* _Exercise task_:
Each line below should be retyped exactly, with no pictures.
__________
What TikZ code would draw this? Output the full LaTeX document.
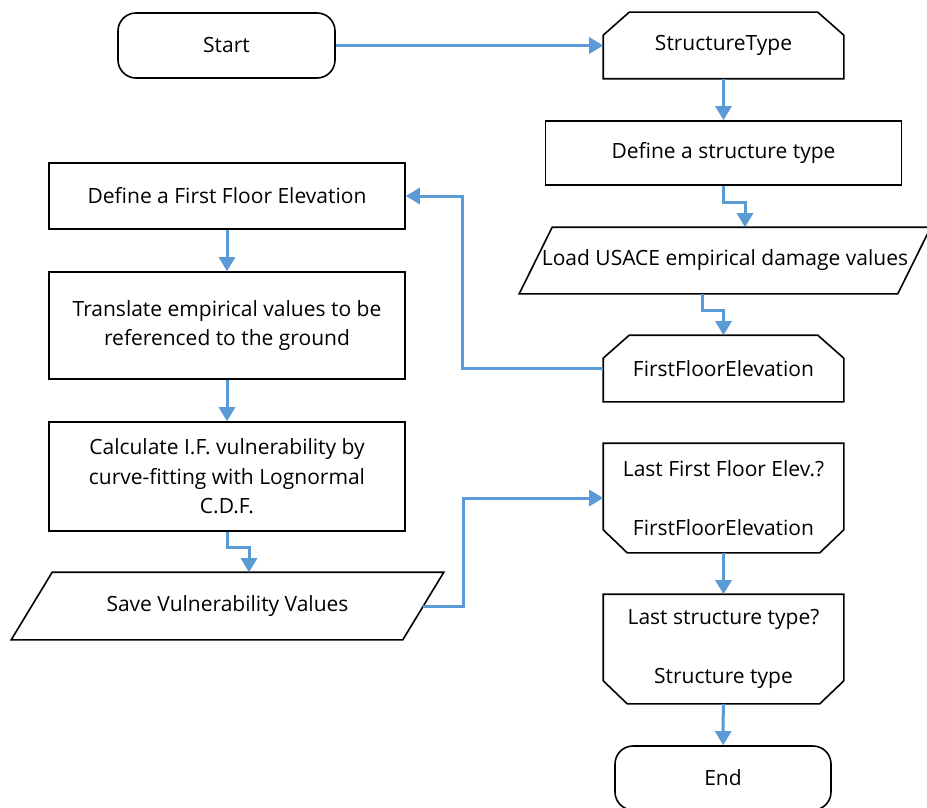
\documentclass[tikz,border=0pt]{standalone}
\usepackage{fontspec}
\setmainfont{Open Sans}
\usetikzlibrary{arrows.meta}
\definecolor{flowblue}{RGB}{91,155,213}
\begin{document}
\begin{tikzpicture}[x=1pt,y=-1pt,
    box/.style={draw, line width=1.6pt, minimum width=356pt, inner sep=2pt,
        font=\fontsize{21}{29.5}\selectfont, align=center},
    term/.style={box, rounded corners=18pt, minimum height=65pt},
    iobox/.style={box, draw=none, minimum height=65pt},
    loopbox/.style={box, draw=none, minimum width=239pt},
    outline/.style={draw, line width=1.6pt},
    flow/.style={draw=flowblue, line width=3pt, -{Triangle[width=16pt,length=14pt]}}]
    \useasboundingbox (0,0) rectangle (927,808);
    % right column
    \node[term, minimum width=217pt] (start) at (226.5,45.5) {Start};
    \node[loopbox, minimum height=65pt] (stype) at (723.5,45.5) {StructureType};
    \node[box, minimum height=64pt] (deftype) at (723.5,153) {Define a structure type};
    \node[iobox, minimum width=377pt] (load) at (725,260.5) {Load USACE empirical damage values};
    \node[loopbox, minimum height=65pt] (ffe) at (723.5,368.5) {FirstFloorElevation};
    % left column
    \node[box, minimum height=66pt] (deffloor) at (227,196) {Define a First Floor Elevation};
    \node[box, minimum height=107pt] (translate) at (227,325.5) {Translate empirical values to be\\referenced to the ground};
    \node[box, minimum height=109pt] (calc) at (227,476.5) {Calculate I.F. vulnerability by\\curve-fitting with Lognormal\\C.D.F.};
    \node[iobox, minimum width=390pt, minimum height=66pt] (save) at (227.5,606) {Save Vulnerability Values};
    % loop ends
    \node[loopbox, minimum height=108pt] (lastfloor) at (723.5,498) {Last First Floor Elev.?\\[29.5pt]FirstFloorElevation};
    \node[loopbox, minimum height=108pt] (lasttype) at (723.5,649) {Last structure type?\\[29.5pt]Structure type};
    \node[term, minimum width=216pt, minimum height=64pt] (finish) at (723,778) {End};
    % parallelograms
    \foreach \n/\s in {load/16.5, save/20.5}
        \draw[outline] ([xshift=-\s pt]\n.south west) -- ([xshift=\s pt]\n.north west)
            -- ([xshift=\s pt]\n.north east) -- ([xshift=-\s pt]\n.south east) -- cycle;
    % loop limits, cut corners
    \foreach \n in {stype, ffe}
        \draw[outline] (\n.south west) -- ([yshift=-23pt]\n.north west) -- ([xshift=26pt]\n.north west)
            -- ([xshift=-26pt]\n.north east) -- ([yshift=-23pt]\n.north east) -- (\n.south east) -- cycle;
    \foreach \n in {lastfloor, lasttype}
        \draw[outline] (\n.north west) -- ([yshift=23pt]\n.south west) -- ([xshift=24pt]\n.south west)
            -- ([xshift=-24pt]\n.south east) -- ([yshift=23pt]\n.south east) -- (\n.north east) -- cycle;
    % connectors
    \draw[flow] (start) -- (stype);
    \draw[flow] (stype.south) -- (deftype.north);
    \draw[flow] (deftype.south) -- ++(0,17) -| ([xshift=20pt]load.north);
    \draw[flow] ([xshift=-23pt]load.south) -- ++(0,17) -| (ffe.north);
    \draw[flow] (ffe.west) -- ++(-141,0) |- (deffloor.east);
    \draw[flow] (deffloor) -- (translate);
    \draw[flow] (translate) -- (calc);
    \draw[flow] (calc.south) -- ++(0,16) -| ([xshift=21.5pt]save.north);
    \draw[flow] (save.east) -- ++(40.5,0) |- (lastfloor.west);
    \draw[flow] (lastfloor) -- (lasttype);
    \draw[flow] (lasttype) -- (finish);
\end{tikzpicture}
\end{document}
__________
* _Exercise response_:
What TikZ code would draw this? Output the full LaTeX document.
\documentclass[tikz,border=0pt]{standalone}
\usepackage{fontspec}
\setmainfont{Open Sans}
\usetikzlibrary{arrows.meta}
\definecolor{flowblue}{RGB}{91,155,213}
\begin{document}
\begin{tikzpicture}[x=1pt,y=-1pt,
    box/.style={draw, line width=1.6pt, minimum width=356pt, inner sep=2pt,
        font=\fontsize{21}{29.5}\selectfont, align=center},
    term/.style={box, rounded corners=18pt, minimum height=65pt},
    iobox/.style={box, draw=none, minimum height=65pt},
    loopbox/.style={box, draw=none, minimum width=239pt},
    outline/.style={draw, line width=1.6pt},
    flow/.style={draw=flowblue, line width=3pt, -{Triangle[width=16pt,length=14pt]}}]
    \useasboundingbox (0,0) rectangle (927,808);
    % right column
    \node[term, minimum width=217pt] (start) at (226.5,45.5) {Start};
    \node[loopbox, minimum height=65pt] (stype) at (723.5,45.5) {StructureType};
    \node[box, minimum height=64pt] (deftype) at (723.5,153) {Define a structure type};
    \node[iobox, minimum width=377pt] (load) at (725,260.5) {Load USACE empirical damage values};
    \node[loopbox, minimum height=65pt] (ffe) at (723.5,368.5) {FirstFloorElevation};
    % left column
    \node[box, minimum height=66pt] (deffloor) at (227,196) {Define a First Floor Elevation};
    \node[box, minimum height=107pt] (translate) at (227,325.5) {Translate empirical values to be\\referenced to the ground};
    \node[box, minimum height=109pt] (calc) at (227,476.5) {Calculate I.F. vulnerability by\\curve-fitting with Lognormal\\C.D.F.};
    \node[iobox, minimum width=390pt, minimum height=66pt] (save) at (227.5,606) {Save Vulnerability Values};
    % loop ends
    \node[loopbox, minimum height=108pt] (lastfloor) at (723.5,498) {Last First Floor Elev.?\\[29.5pt]FirstFloorElevation};
    \node[loopbox, minimum height=108pt] (lasttype) at (723.5,649) {Last structure type?\\[29.5pt]Structure type};
    \node[term, minimum width=216pt, minimum height=64pt] (finish) at (723,778) {End};
    % parallelograms
    \foreach \n/\s in {load/16.5, save/20.5}
        \draw[outline] ([xshift=-\s pt]\n.south west) -- ([xshift=\s pt]\n.north west)
            -- ([xshift=\s pt]\n.north east) -- ([xshift=-\s pt]\n.south east) -- cycle;
    % loop limits, cut corners
    \foreach \n in {stype, ffe}
        \draw[outline] (\n.south west) -- ([yshift=-23pt]\n.north west) -- ([xshift=26pt]\n.north west)
            -- ([xshift=-26pt]\n.north east) -- ([yshift=-23pt]\n.north east) -- (\n.south east) -- cycle;
    \foreach \n in {lastfloor, lasttype}
        \draw[outline] (\n.north west) -- ([yshift=23pt]\n.south west) -- ([xshift=24pt]\n.south west)
            -- ([xshift=-24pt]\n.south east) -- ([yshift=23pt]\n.south east) -- (\n.north east) -- cycle;
    % connectors
    \draw[flow] (start) -- (stype);
    \draw[flow] (stype.south) -- (deftype.north);
    \draw[flow] (deftype.south) -- ++(0,17) -| ([xshift=20pt]load.north);
    \draw[flow] ([xshift=-23pt]load.south) -- ++(0,17) -| (ffe.north);
    \draw[flow] (ffe.west) -- ++(-141,0) |- (deffloor.east);
    \draw[flow] (deffloor) -- (translate);
    \draw[flow] (translate) -- (calc);
    \draw[flow] (calc.south) -- ++(0,16) -| ([xshift=21.5pt]save.north);
    \draw[flow] (save.east) -- ++(40.5,0) |- (lastfloor.west);
    \draw[flow] (lastfloor) -- (lasttype);
    \draw[flow] (lasttype) -- (finish);
\end{tikzpicture}
\end{document}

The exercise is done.